Below, you will find answers to our most frequently asked questions related to the dataset.
A: Worklytics data is grouped by week. We consider weeks in ISO format, so weeks start on Monday and comprise Monday to the following Sunday (inclusive).
GROUP_TYPE is any of: cost center, business segment, business unit, cost center, department, level, other affiliations, region, territory, role or the special maingroup, which is equivalent to the primary group type chosen by the customer.
Custom groups represent any additional HR data fields provided by your company outside of the standard fields (e.g., department, level, role, etc.). These will vary by organization.
Values with the suffix "cv12wk" are the "coefficient of variation" for the underlying variable over the trailing 12 weeks. Coefficient of variation is the standard deviation of the variable divided by its mean. We use the coefficient of variation because, unlike standard deviation, it does not depend on the unit of the variable. Eg, you can sensibly compare cv12wk for a variable measured in minutes with one measured in hours. We colloquially describe this as "volatility" because the greater the typical change in the underlying variable from week-to-week, the higher this number will be. So if one variable has cv12wk of 1, and the other has cv12wk of 2, the other can be thought of as "twice as volatile".
A: Meeting time is expressed as hours in decimal format (e.g. a value of 1.25 equates to 1 h 15 min). You can multiply by 60 to get the amount of time in minutes.
A: In certain cases, you may see metrics that appear similar but are differentiated by a v1
, v2
, or v3
. In this case, the highest number represents the most up-to-date metric, though there are edge cases where you may want to use an earlier version. If no version can be found in the metric name, this is considered a v0 metric (earliest version).
A: In most cases, v3:flow
, as this takes interruptions from meetings, email, and chat into account and reflects our most up-to-date methodologies (v3:flow
is based on a 2-hour block). However, certain roles may be better suited to the v3:prep
or v3:focus
versions of the metric.
To allow for further understanding of focus time and the related areas of opportunity, we also define and measure fragmented and interrupted time.
Essentially, fragments are blocks of time too short to be considered focus time but otherwise uninterrupted. And interrupted time adds up all the fragments and time spent on activities considered to be interruptions in order to calculate how much of the day is interrupted.
A: A collaborator is anyone you’ve interacted with through email, slack, meetings, or other collaboration tools in a given week. This is an estimate of your weekly work network.
A strong collaborator is the subset of these people with whom you’ve spent 2+ hours that week. This is an estimate of your day-to-day working group.

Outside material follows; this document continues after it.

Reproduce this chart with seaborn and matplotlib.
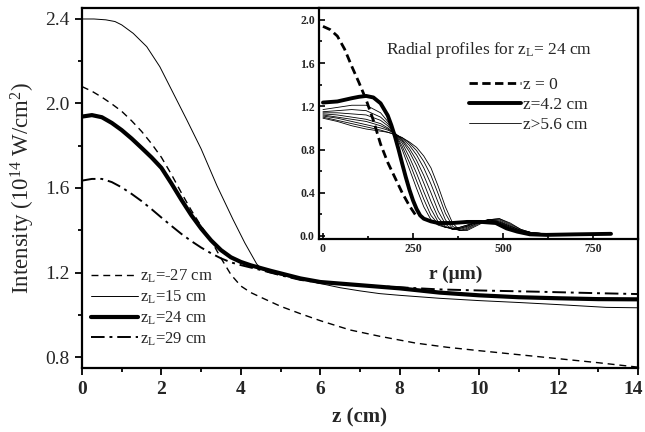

A: Inter-department collaboration include at least one person from another team. Intra-department collaboration are single-team. These metrics can be calculated at the team, department, or other level.
A: Unless your company has set a different threshold, events larger than 75 are excluded from collaboration-related calculations (e.g., we don't consider someone to have 10,000 collaborators because they attended an all-hands meeting). However, that very large meeting would still appear as a meeting in the dataset, given that it is an event that took up employee time.
Meetings are a bidirectional form of collaboration, though slack and email (for example) occur in a single direction. The example below illustrates a case where collaboration is asymmetric between two parties over the course of a month.
A: For collaboration time aggregates (E.g., GROUP_TYPE_individual_collaboration_interteam_hours), this can happen because these metrics are a sum of the total time spent collaborating with each individual associated with a particular work item. For instance, spending 1 hour in a meeting with 4 team members will be counted as 4 hours collaborating with your team.
A: Our Top 10 most popular aggregates are:
See List of Aggregates in the Data Export documentation for the full list of aggregates.
Metric | Definition |
---|---|
worklytics:active:employees
Boolean. 1 means that person is considered active that week based on their use of collaboration tools.
collaborators:count_distinct
Total number of collaborators this week. This value may be large, as it could include anyone attending the same large meeting or on the same large email thread.
collaborators:strong_count_distinct
Total number of collaborators considered strong this week (requires 2+ hours of collaboration across email, meetings, and messaging). This metric can be useful in determining working groups.
email:outgoing:internal
Count of emails sent to other employees.
chat:v1:outgoing:after-hours
Number of slack, gchat, etc. messages sent outside of one's work hours. Work hours is configurable at an org level; default is 9:00-17:00.
worklytics:hours:in:focus:blocks:v3:flow
Average hours of at least 2h work blocks uninterrupted by mail, chat or video-conferencing on workdays (Mon-Fri).
calendar:manager1on1:count
Number of meetings with manager in week.
calendar:events:attended
Number of meetings attended. By default, a person is considered to have attended as long as they did not decline the invite.
calendar:events:hours:meetings
Total hours spent in meetings. Multiply by 60 to get minutes.
worklytics:weekdays:avg:timespan:hours
Average weekly time span for a person, 0-24 range. E.g., 12.50 means 12:30 hours. Time span is the time between the first and last action of the day & is an estimate of workday length.